Plus simplement: lorsque Jospin et la « gauche plurielle » ont gagne les Legislatives en 1997, les Verts ont pose comme condition a leur participation au gouvernement Jospin: vous signez le decret de fermeture de Superphenix sans discuter. 60 milliards de FF ou 9 milliards d’euros partis en fumee pour un simple accord electoral…
Au niveau complexité: les surgenerateurs sont en développement depuis les années 70 avec différents démonstrateurs dans plusieurs pays mais aucun pays n’a jusqu’à présent réussi à atteindre la maturité commerciale. L’avantage c’est la possibilité d’utiliser le combustible usé des autres centrales comme combustible.. tout en produisant du combustible, donc avec retraitement cela permettrait de « fermer le cycle du combustible ». C’est pour ça qu’en France, on considère les crayons usés non pas comme déchets mais comme du combustible potentiel… mais ce n’est vrai que si une filière de surgenerateurs existe, ce qui pas encore le cas même après 50 ans d’expérimentation.… Lire plus »
L’autre « petit » inconvenient de taille, c’est la production du plutonium dans les surgenerateurs, donc le problème de la prolifération des armes nucléaires. Imaginez un petit instant la France ou les États-Unis vendre un surgenerateurs à l’Iran: cela reviendrai à lui fournir ce qui lui manque pour construire sa bombe.

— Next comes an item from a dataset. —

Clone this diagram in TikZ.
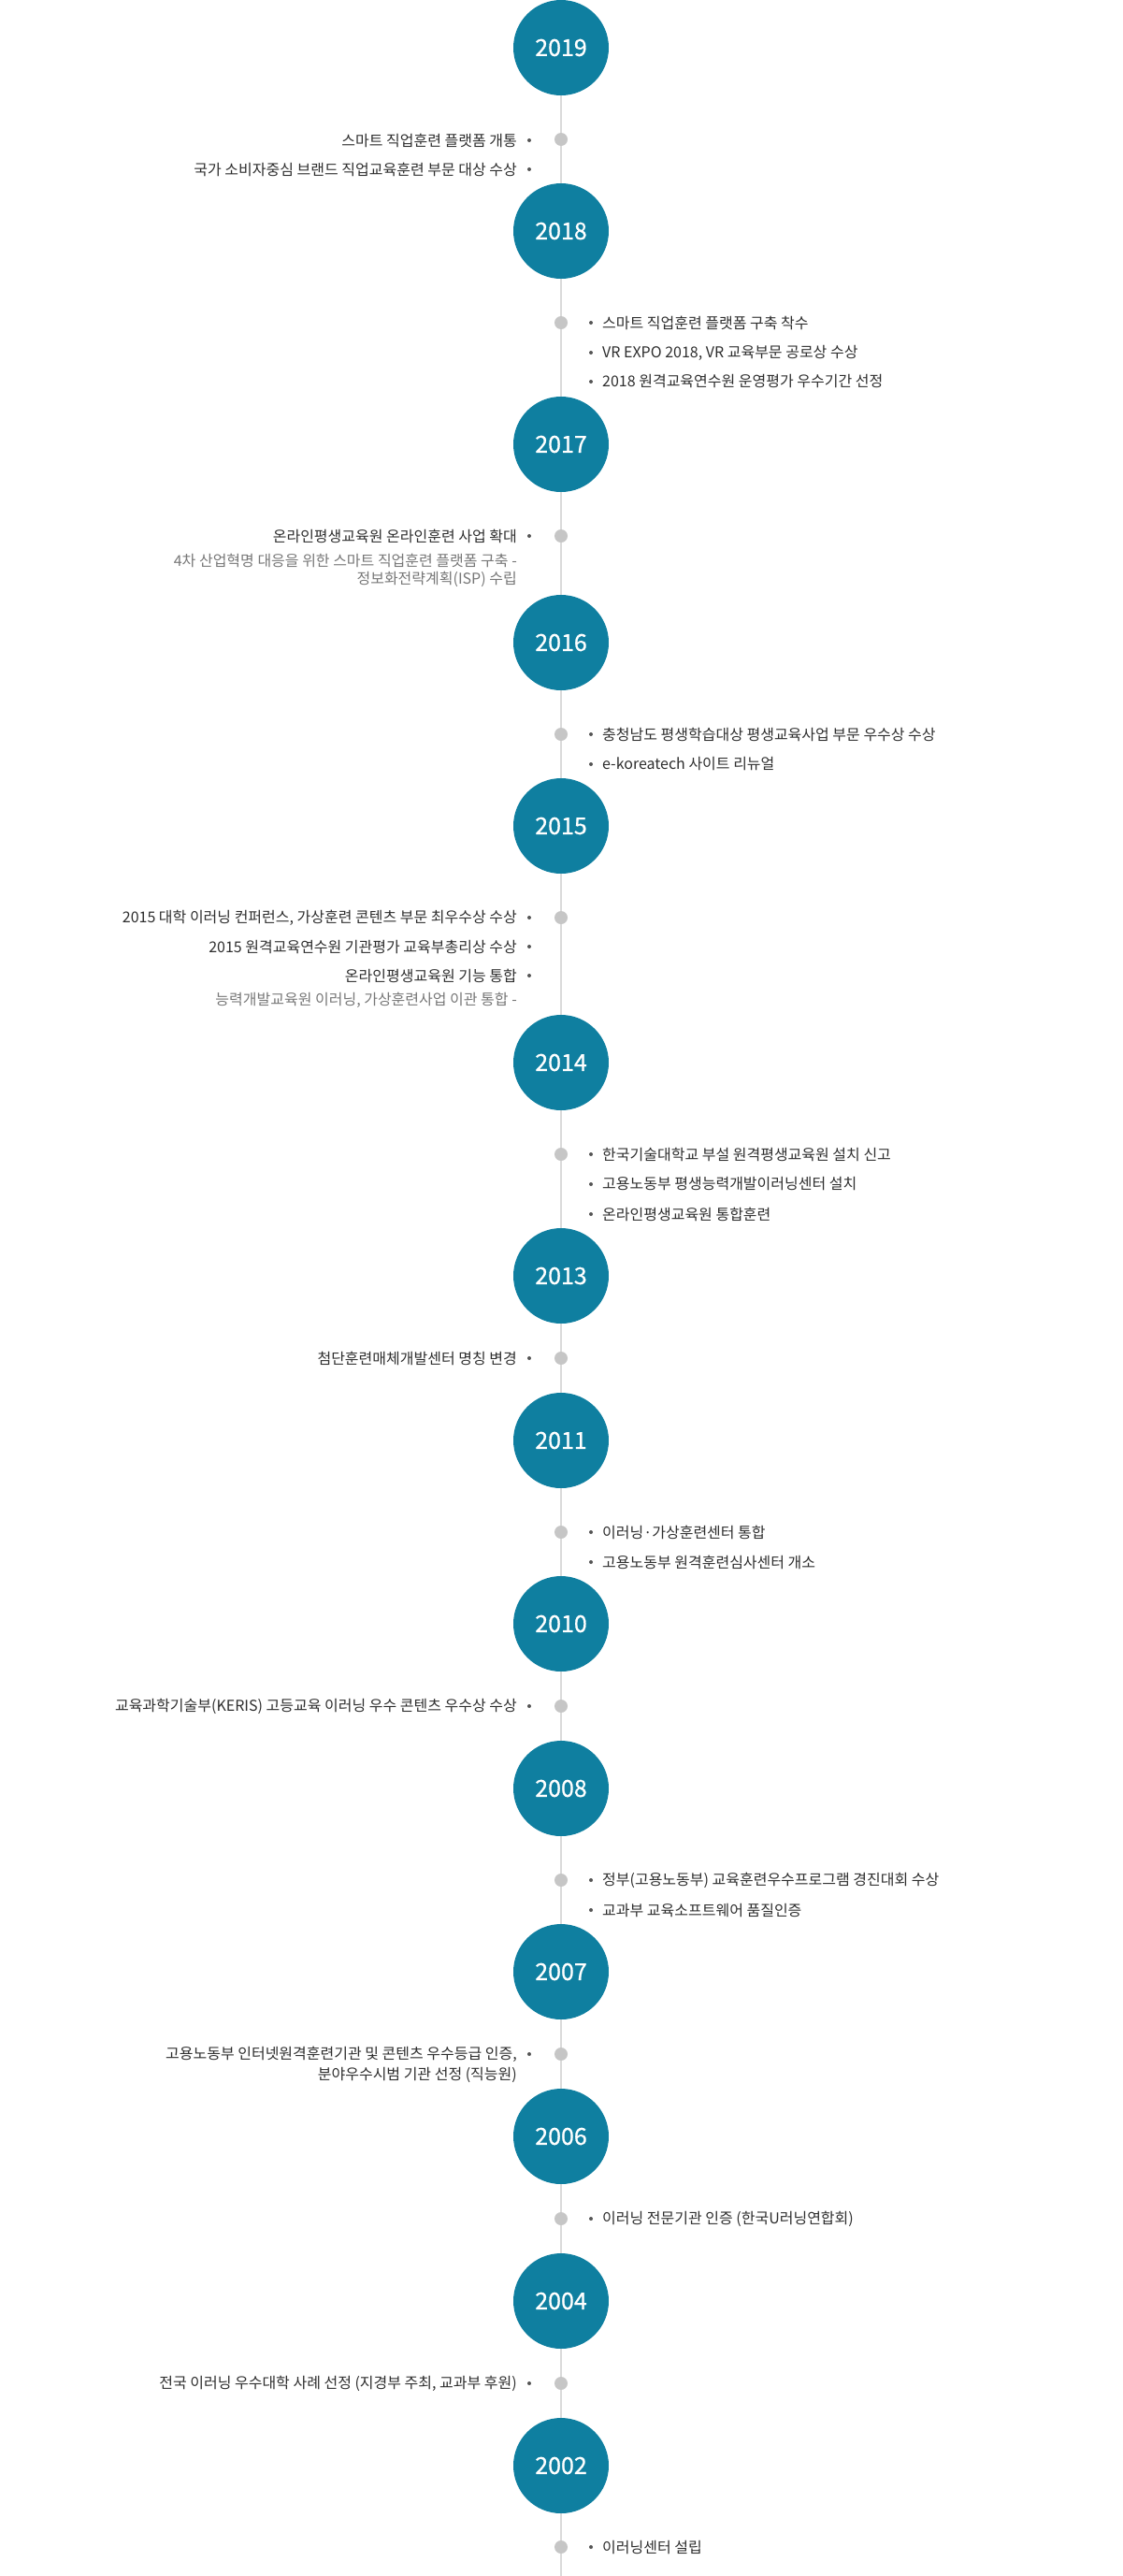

Merci pour les deux compléments très instructifs. On pourrait espérer qu’une filière qui n’aurait pas d’espoir d’atteindre une maturité commerciale (c’est-à-dire y compris parvenir à la rentabilité) soit suffisamment attractive en termes de stratégie et d’avantage environnemental pour finalement aboutir à quelques réacteurs dans le monde.